Fox to put energy sector reforms to Mexico’s Congress

15 August 2002 – Mexico’s president Vincente Fox plans to introduce reforms to the country’s constitution, which would allow higher private participation in the energy sector, according to reports in local newspapers.

Fox intends to revamp articles 27 and 28 which establish the government exclusive control of the energy sector but the move is likely to meet with resistance from the opposition Institutional Revolutionary Party, or PRI, and Democratic Revolution Party, or PRD, reject the idea. An attempt by Fox to liberalize the energy sector to allow private generators and cogenerators to sell excess capacity to the Federal Electricity Commission (CFE) last year was rejected by the Supreme Court, which said that only Congress could make those changes.

Reform of the state power industry is a delicate subject in the political arena but Fox insists that without reform, the country will not be able to attract the investment needed to satisfy a growing demand for power.

The reforms would open up the electricity sector and some refining and gas operations to private investors according to local dailies, the proposal will include five major reforms for the energy sector that will require extensive constitutional changes in articles 27 and 28.

The proposal is also expected to include modifications to the legal definition of “public service” for the electricity sector, allowing large consumers, such as industries, to buy power directly from private generators.

Under changes made in the law in 1992, private concerns can generate electricity for their own use, or as independent power producers under contract to the Federal Electricity Commission, the state-owned utility also known as CFE. Cogeneration, which produces power alongside heat such as steam for industrial processes, is also allowed.

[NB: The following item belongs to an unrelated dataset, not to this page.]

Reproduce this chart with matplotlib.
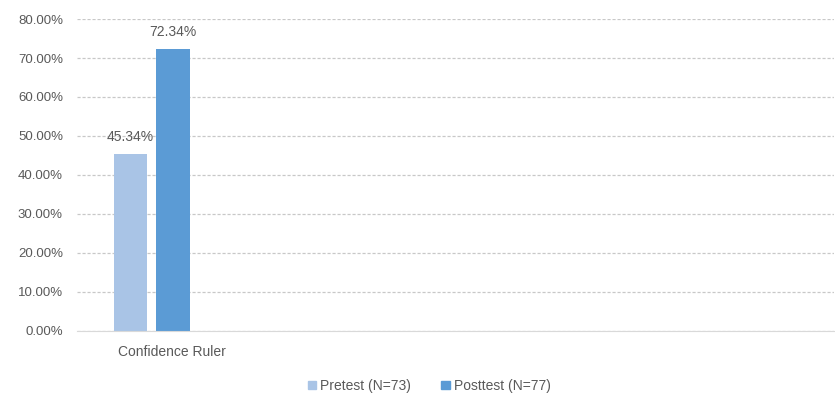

Meanwhile, Mexico’s Energy Minister Ernesto Martens has said that new power projects will help cover the country’s electricity needs for the next five years. Generation capacity will rise per cent this year – the largest increase for the past eight years.

Mexico’s power generation capacity is currently around 40 000 MW. The government estimates the country will require 60 000 MW by 2010, with investment needs of $5bn a year. Total investments to be made this year by the Federal Electricity Commission, the state-owned utility also known as CFE, will amount to close to $4 billion, Martens said.

Martens said approved investments for transmission and distribution projects this year rose 200 per cent to about $1.8bn. Next year’s budget is expected to include three cogeneration projects that will boost capacity by 1400 MW with an investment of $1.3bn. Cogeneration produces power alongside heat such as steam for industrial processes.

Fox’s government expects to build 11 power plants until 2006, increasing installed capacity by 6300 MW.